Video highlights racism, oppression
“THE less you think about oppression, the more your tolerance for it grows.”
This was the message shared by a platform aiming to give a voice to international students in North Cyprus who say they suffer “racism”, “social injustice”, “sexual harassment” and “poor working conditions”.
With a poignant video of two women talking about oppression, the Voices of International Students (Vois) Cyprus posted the video on its Facebook page this week as “a message for all international students and the people of Northern Cyprus”.
“Ropes nor chains did I come here with, so what makes it easy for you to treat me like this,” says one of the women poetically.
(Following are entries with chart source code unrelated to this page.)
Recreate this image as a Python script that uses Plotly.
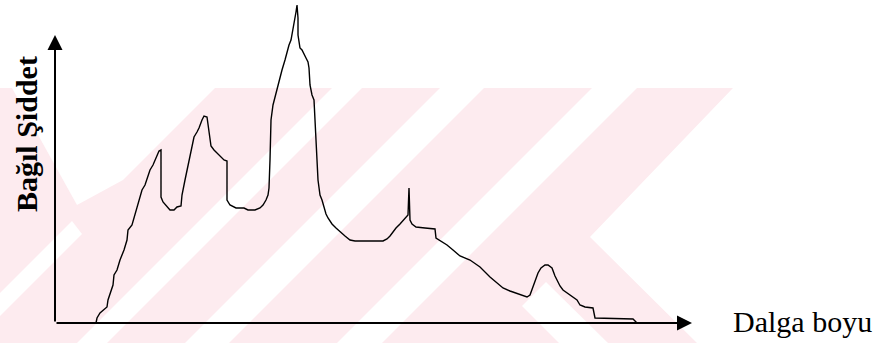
import plotly.graph_objects as go

# ---- data (arbitrary units) ----
# relative wavelength and relative intensity of the spectrum trace
wavelength = [
    41, 42, 45, 48, 52, 53, 55, 58, 59, 62,
    65, 69, 72, 73, 77, 80, 82, 85, 87, 90,
    93, 95, 98, 100, 102, 104, 106, 106, 108, 112,
    115, 119, 122, 126, 127, 130, 132, 135, 137, 139,
    142, 144, 147, 149, 152, 153, 155, 156, 159, 162,
    165, 169, 172, 172, 175, 181, 189, 193, 200, 205,
    208, 211, 213, 214, 215, 216, 218, 220, 222, 225,
    227, 230, 232, 234, 236, 238, 239, 240, 241, 242,
    243, 243, 244, 245, 247, 249, 251, 253, 254, 255,
    257, 259, 260, 261, 262, 263, 265, 267, 269, 271,
    273, 277, 281, 285, 290, 295, 300, 328, 332, 335,
    338, 341, 345, 349, 352, 353, 354, 355, 357, 361,
    370, 380, 381, 386, 392, 398, 405, 415, 425, 435,
    442, 448, 455, 465, 472, 475, 478, 481, 483, 486,
    490, 493, 497, 500, 502, 505, 508, 515, 522, 525,
    530, 538, 540, 578, 582,
]
intensity = [
    0, 5, 10, 13, 16, 23, 30, 38, 48, 53,
    63, 73, 83, 93, 98, 108, 116, 125, 133, 138,
    148, 153, 158, 163, 168, 172, 173, 126, 121, 117,
    113, 113, 116, 117, 128, 143, 153, 168, 178, 186,
    191, 195, 203, 207, 206, 198, 183, 177, 173, 170,
    166, 163, 162, 123, 118, 115, 115, 113, 113, 115,
    118, 123, 128, 135, 163, 203, 218, 226, 235, 246,
    253, 263, 271, 278, 283, 293, 298, 303, 311, 318,
    305, 288, 278, 275, 273, 268, 265, 261, 255, 238,
    228, 223, 198, 183, 163, 143, 128, 123, 115, 109,
    105, 99, 95, 91, 87, 83, 82, 82, 84, 87,
    91, 95, 99, 103, 106, 108, 135, 103, 99, 96,
    95, 94, 85, 82, 78, 73, 67, 63, 56, 46,
    40, 35, 32, 28, 26, 28, 36, 43, 50, 55,
    58, 58, 55, 47, 43, 37, 33, 28, 23, 18,
    16, 15, 5, 4, 0,
]

y_label = "<b>Bağıl Şiddet</b>"
x_label = "Dalga boyu"

# ---- geometry helpers (figure pixel -> paper) ----
W, H = 893, 343
def P(px, py):
    return px / W, 1 - py / H

def poly(points):
    pts = [P(x, y) for x, y in points]
    return "M " + " L ".join(f"{x:.5f},{y:.5f}" for x, y in pts) + " Z"

pink = "#FDEBEF"
shapes = []
# faint background watermark
shapes.append(dict(type="path", xref="paper", yref="paper", layer="below", line_width=0,
                   fillcolor=pink, path=poly([(0, 88), (733, 88), (590, 237), (697, 343), (0, 343)])))
white_polys = [
    [(12, 88), (215, 88), (123, 180), (77, 205)],
    [(0, 293), (72, 221), (82, 234), (0, 316)],
    [(332, 88), (362, 88), (107, 343), (77, 343)],
    [(440, 88), (484, 88), (229, 343), (185, 343)],
    [(592, 88), (637, 88), (382, 343), (337, 343)],
    [(522, 306), (546, 282), (608, 343), (559, 343)],
]
for wp in white_polys:
    shapes.append(dict(type="path", xref="paper", yref="paper", layer="below", line_width=0,
                       fillcolor="white", path=poly(wp)))

fig = go.Figure()
fig.add_trace(go.Scatter(x=wavelength, y=intensity, mode="lines",
                         line=dict(color="black", width=1.4), hoverinfo="skip"))

# axes with arrows (origin at 0,0 of the data scales)
x_end = 637
y_end = 288
annotations = [
    dict(x=0, y=y_end, ax=0, ay=0, xref="x", yref="y", axref="x", ayref="y", text="",
         showarrow=True, arrowhead=2, arrowsize=1.5, arrowwidth=2, arrowcolor="black"),
    dict(x=x_end, y=0, ax=0, ay=0, xref="x", yref="y", axref="x", ayref="y", text="",
         showarrow=True, arrowhead=2, arrowsize=1.5, arrowwidth=2, arrowcolor="black"),
    dict(x=26 / W, y=1 - 134 / H, xref="paper", yref="paper", text=y_label, textangle=-90,
         showarrow=False, xanchor="center", yanchor="middle",
         font=dict(family="Liberation Serif", size=30, color="black")),
    dict(x=802 / W, y=1 - 321 / H, xref="paper", yref="paper", text=x_label,
         showarrow=False, xanchor="center", yanchor="middle",
         font=dict(family="Liberation Serif", size=30, color="black")),
]

fig.update_layout(
    width=W, height=H, margin=dict(l=0, r=0, t=0, b=0),
    paper_bgcolor="white", plot_bgcolor="rgba(0,0,0,0)",
    showlegend=False, shapes=shapes, annotations=annotations,
    xaxis=dict(range=[-55, W - 55], visible=False, fixedrange=True),
    yaxis=dict(range=[-(H - 323), 323], visible=False, fixedrange=True),
)

fig.write_html("out.html", config={"displayModeBar": False},
               post_script="document.body.style.margin='0';document.body.style.overflow='hidden';")
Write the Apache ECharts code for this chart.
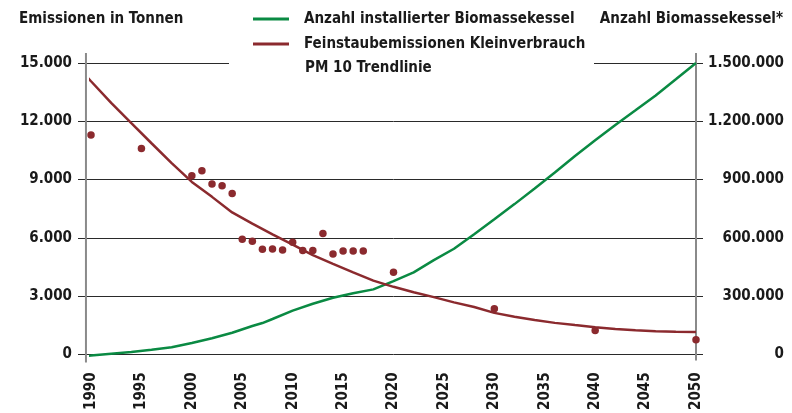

“Hopes and dreams, both we have. In another life we could have been brothers, or father and son. But we are none. So put away the chain in your mindset and look to the sun and realise that I bleed red like you.”
A second woman says: “Racial oppression may be social, systematic, institutionalised and internalised.”
“Oppression comes from a place of misuse of power rather than use of power. It comes from a place of exploitation of privilege, and we lose more lives every day due to that than you think. The less you think about oppression, the more your tolerance for it grows.
“Let’s not normalise it. Let’s not accept it. Let us fight against it. Let us come together as a society and do better,” she says.
With Turkish subtitles, the video has received more than 3,000 views since it was shared on Tuesday.
Cyprus Today revealed Vois’s debut last month with a video by Miriam Dede, the sister of murdered Nigerian student Kennedy Taomwabwa Dede, in which she suggested the murder and the lack of information given to her about her brother’s death was the result of racism in the country.
Vois also invites foreign students to share their stories, telling them: “You have a choice to remain anonymous.”